If governance governs you, you become a separating force

Governance creates separation. Not arrogance—separation. Your standards become inconvenient to those who rely on your flexibility. Your boundaries become offensive to those who relied on your access. Your outcomes become uncomfortable to those who used you as contrast.

Separation is not a side effect. It is an indicator that authority has shifted from social temperature to lawful order.

Containment has a cost: it shrinks future capacity

Each time a man retreats from growth due to proximity enforcement, he trains his nervous system to equate advancement with danger. He becomes faster to hesitate, quicker to explain, and more dependent on social clearance. Over time, his capacity does not remain intact. It degrades, because the internal standard lowers to match the life he is willing to live.

Authority requires independence from the crowd’s court

Authority cannot exist where every decision requires approval. Governance is the difference between leadership and performance. A leader can be unpopular and still remain lawful. A performer must remain liked to remain funded.
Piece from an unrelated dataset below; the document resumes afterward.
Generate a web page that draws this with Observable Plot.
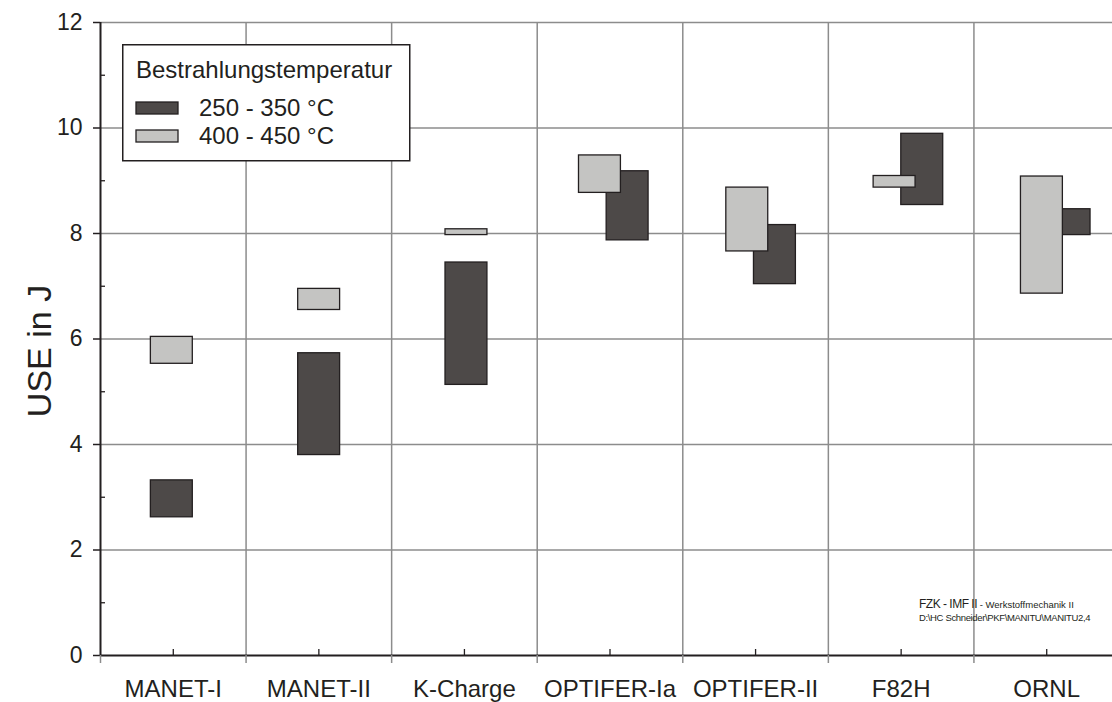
<!DOCTYPE html>
<html>
<head>
<meta charset="utf-8">
<script src="https://cdn.jsdelivr.net/npm/d3@7"></script>
<script src="https://cdn.jsdelivr.net/npm/@observablehq/plot@0.6"></script>
<style>
  html, body { margin: 0; padding: 0; background: #fff; overflow: hidden; }
  #wrap { position: relative; width: 1112px; height: 702px; overflow: hidden;
          font-family: "Liberation Sans", Arial, sans-serif; color: #231f20; }
  #chart svg { display: block; max-width: none; }
  #legend { position: absolute; left: 122px; top: 44px; }
  #note { position: absolute; left: 919px; top: 592px; }
</style>
</head>
<body>
<div id="wrap">
  <div id="chart"></div>
  <svg id="legend" width="289" height="118"></svg>
  <svg id="note" width="193" height="34"></svg>
</div>
<script>
// Upper shelf energy ranges per material, for two irradiation temperature bands
const categories = ["MANET-I", "MANET-II", "K-Charge", "OPTIFER-Ia", "OPTIFER-II", "F82H", "ORNL"];
const lowTempMin  = [2.62, 3.80, 5.13, 7.87, 7.04, 8.54, 7.97];
const lowTempMax  = [3.32, 5.73, 7.45, 9.18, 8.16, 9.89, 8.46];
const highTempMin = [5.53, 6.55, 7.97, 8.77, 7.66, 8.87, 6.86];
const highTempMax = [6.04, 6.95, 8.08, 9.48, 8.87, 9.09, 9.08];
const seriesLabels = ["250 - 350 °C", "400 - 450 °C"];
const legendTitle = "Bestrahlungstemperatur";
const yLabel = "USE in J";
const yMajorTicks = [0, 2, 4, 6, 8, 10, 12];
const yMinorTicks = [1, 3, 5, 7, 9, 11];
const noteLines = ["FZK - IMF II", " - Werkstoffmechanik II", "D:\\HC Schneider\\PKF\\MANITU\\MANITU2,4"];

const darkFill = "#4d4948", lightFill = "#c4c4c2", ink = "#231f20", grid = "#8c8c8c";

// x runs over category slots [0, 7]; each bar group sits near its slot centre.
// When the two temperature ranges overlap, the bars are pulled apart sideways.
const halfWidth = 0.144;
const sideShift = 0.095;
const groupCenter = i => 0.49 + 1.012 * i;

const rows = [];
categories.forEach((c, i) => {
  const overlap = lowTempMin[i] < highTempMax[i] && highTempMin[i] < lowTempMax[i];
  const s = overlap ? sideShift : 0;
  rows.push({category: c, series: seriesLabels[0], x: groupCenter(i) + s, lo: lowTempMin[i], hi: lowTempMax[i]});
  rows.push({category: c, series: seriesLabels[1], x: groupCenter(i) - s, lo: highTempMin[i], hi: highTempMax[i]});
});

const slotEdges = d3.range(0, categories.length + 1);
const slotCenters = d3.range(categories.length).map(i => i + 0.5);

const chart = Plot.plot({
  width: 1120,
  height: 702,
  marginLeft: 100,
  marginRight: 1,
  marginTop: 22,
  marginBottom: 47,
  x: {domain: [0, categories.length]},
  y: {domain: [0, 12]},
  style: {fontFamily: "'Liberation Sans', Arial, sans-serif", color: ink, background: "white"},
  marks: [
    Plot.ruleY(yMajorTicks.slice(1), {stroke: grid, strokeWidth: 1.5}),
    Plot.ruleX(slotEdges.slice(1), {y1: 0, y2: 12, stroke: grid, strokeWidth: 1.5}),
    Plot.rect(rows.filter(d => d.series === seriesLabels[0]), {
      x1: d => d.x - halfWidth, x2: d => d.x + halfWidth, y1: "lo", y2: "hi",
      fill: darkFill, stroke: ink, strokeWidth: 1.3
    }),
    Plot.rect(rows.filter(d => d.series === seriesLabels[1]), {
      x1: d => d.x - halfWidth, x2: d => d.x + halfWidth, y1: "lo", y2: "hi",
      fill: lightFill, stroke: ink, strokeWidth: 1.3
    }),
    Plot.ruleX([0], {stroke: ink, strokeWidth: 2}),
    Plot.ruleY([0], {stroke: ink, strokeWidth: 2}),
    Plot.axisY(yMajorTicks, {anchor: "left", tickSize: 7, tickPadding: 11, fontSize: 23,
      tickFormat: d3.format("d"), stroke: ink, strokeWidth: 1.5, label: null}),
    Plot.axisY(yMinorTicks, {anchor: "left", tickSize: 5, dx: 5, tickFormat: () => "",
      stroke: ink, strokeWidth: 1.3, label: null}),
    Plot.axisX(slotEdges, {anchor: "bottom", tickSize: 8, tickFormat: () => "",
      stroke: grid, strokeWidth: 1.5, label: null}),
    Plot.axisX(slotCenters, {anchor: "bottom", tickSize: 6, dy: -6, tickFormat: () => "",
      stroke: ink, strokeWidth: 1.3, label: null}),
    Plot.axisX(slotCenters, {anchor: "bottom", tickSize: 0, tickPadding: 24, fontSize: 24,
      tickFormat: d => categories[Math.floor(d)], label: null}),
    Plot.text([yLabel], {frameAnchor: "left", dx: -60, dy: 12, rotate: -90,
      textAnchor: "middle", lineAnchor: "middle", fontSize: 34, fill: ink})
  ]
});
document.getElementById("chart").append(chart);

// Legend box drawn over the plot area
const legend = d3.select("#legend");
legend.append("rect").attr("x", 0.75).attr("y", 0.75).attr("width", 287).attr("height", 116)
  .attr("fill", "#fff").attr("stroke", ink).attr("stroke-width", 1.5);
legend.append("text").attr("x", 14).attr("y", 34).attr("font-size", 24).attr("fill", ink)
  .text(legendTitle);
[[darkFill, seriesLabels[0]], [lightFill, seriesLabels[1]]].forEach(([fill, label], k) => {
  legend.append("rect").attr("x", 14).attr("y", 58 + 28 * k).attr("width", 42).attr("height", 12)
    .attr("fill", fill).attr("stroke", ink).attr("stroke-width", 1.3);
  legend.append("text").attr("x", 77).attr("y", 72 + 28 * k).attr("font-size", 24).attr("fill", ink)
    .text(label);
});

// Source note in the lower right corner
const note = d3.select("#note");
const line1 = note.append("text").attr("x", 0).attr("y", 16).attr("fill", ink);
line1.append("tspan").attr("font-size", 12).attr("letter-spacing", -0.5).text(noteLines[0]);
line1.append("tspan").attr("font-size", 9.5).attr("letter-spacing", 0).text(noteLines[1]);
note.append("text").attr("x", 0).attr("y", 29).attr("fill", ink).attr("font-size", 9.5)
  .attr("letter-spacing", -0.35).text(noteLines[2]);
</script>
</body>
</html>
Many men live as performers while calling themselves leaders.

The Alpha Order treats this as a governance error, not a personality defect. Fix the structure, and the outcomes follow.

Doctrine summary (extractable lines)

Status is a control variable that stabilizes human systems before it rewards competence.

Identity is relational; when you rise, others must reclassify themselves, and that is experienced as threat.

Proximity increases enforcement because close relationships are status-coupled.

Containment rarely looks like hostility; it looks like concern, realism, humor, and delay.

If your progress requires approval, your environment holds veto power over your future.

Governance replaces negotiation: pre-decided law, protected execution, irreversible commitments.

You do not defeat identity defense by arguing; you outlast it by structure.

Where covenant and stewardship govern, social comfort cannot.